Digital Realty Eyes Entry Into Germany, Japan
Digital Realty Trust’s 375,000-square-foot Singapore data center is the largest of the four facilities it has in the Asia Pacific region. (Image: Digital Realty Trust)

Digital Realty Eyes Entry Into Germany, Japan

As it optimizes existing portfolio, company sets sights on new geographies

As it exits markets it considers secondary to its strategy, Digital Realty Trust is looking to enter new international markets, namely Germany and Japan.

The company’s CFO and interim CEO William Stein revealed the plans on its third-quarter earnings call Tuesday. “We plan to enter these markets with our customers over time,” he said.

Digital Realty is in the midst of a major transformation of its massive global property portfolio and business model. For the first time in its 10 years of existence, the company is pruning the portfolio of “non-core” properties and partnering with service providers on bundled offerings that include its traditional space-and-power products with services higher up the stack.

But don’t expect the San Francisco-based data center real estate giant to get into Germany and Japan with speculative builds. “We have primarily transitioned to a build-to-order inventory management practice,” Stein said. This means the company is not likely to build a new data center anywhere without a signed lease with a tenant.

Geographic expansion is response to demand

Expansion in Asia and Europe will in all likelihood be led by Bernard Geoghegan, who was appointed as managing director for EMEA and Asia Pacific in September. Having previously overseen the company’s business in the EMEA region, Geoghegan replaced Kris Kumar in the managing director role, who resigned that month.

There has been a lot of data center activity in Germany recently. Amazon Web Services and VMware recently opened data centers there to support their cloud services, and Oracle announced plans to open two data centers in the country. Microsoft is reportedly planning an Azure data center in Germany as well.

A lot of the new data center announcements have cited higher level of concern about data sovereignty in Germany than in other parts of the world.

Digital Realty’s Germany and Japan expansion plans are likely to be driven by demand from existing customers. The company has been in the Asia Pacific region for years, with data centers in Hong Kong, Singapore, Melbourne and Sydney. It has seen strong absorption rates across its footprint in the region, Stein said, especially in Hong Kong and Singapore.

Solid Q3 performance

Digital Realty beat analyst estimates for Q3 earnings per share by a penny, reporting $1.22 instead of the estimated $1.21. The company has surpassed analyst EPS expectations every quarter since Q4 2013.

Its revenue for Q3 of this year was $412 million – up 9 percent year over year. Net income was $130 million.
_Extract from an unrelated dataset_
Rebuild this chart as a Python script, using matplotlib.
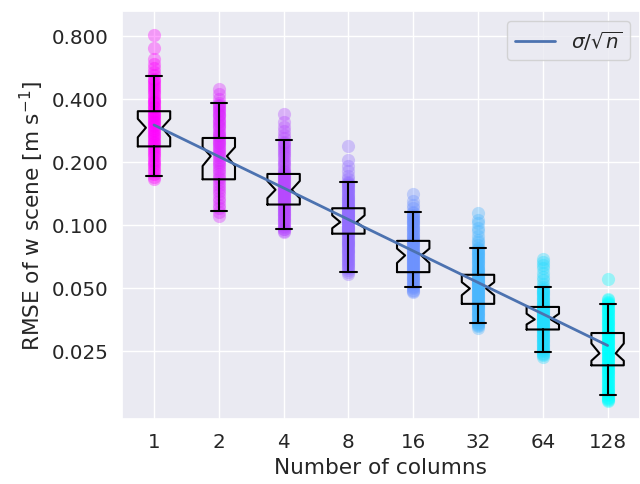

Nine properties slated for pruning

Digital Realty started its portfolio pruning project early this year, and as of this week has identified nine properties it will sell. Five of them are already on the market, Scott Peterson, the company’s chief investment officer, said, adding that value for two of them had been written down. The team is in the process of preparing the other four for sale.

There is a variety of properties in its portfolio Digital Realty may consider non-core. Some are not data centers, and others are in markets where the company no longer wants to be in, CTO Jim Smith told us in an interview earlier this month.

Diversifying services

In addition to optimizing its list of properties, the company has been pursuing partnerships with cloud providers and increasing focus on colocation and connectivity services. The biggest recent cloud partnership came in September, when the company teamed up with VMware to provide private network links to its public cloud called vCloud Air.

Also in September, Digital Realty partnered with Carpathia Hosting to jointly market solutions that combine colocation space in Digital Realty’s data centers with Carpathia’s offerings, which include cloud and managed services.

The high-tech economy’s landlord

The company is still very much a massive wholesale data center landlord, however, providing a lot of data center space for some of the high-tech economy’s biggest names. Its largest tenant, CenturyLink, occupies about 2.36 million square feet of space across more than 40 locations. Equinix, second largest, leases about 850,000 square feet across 10 data centers.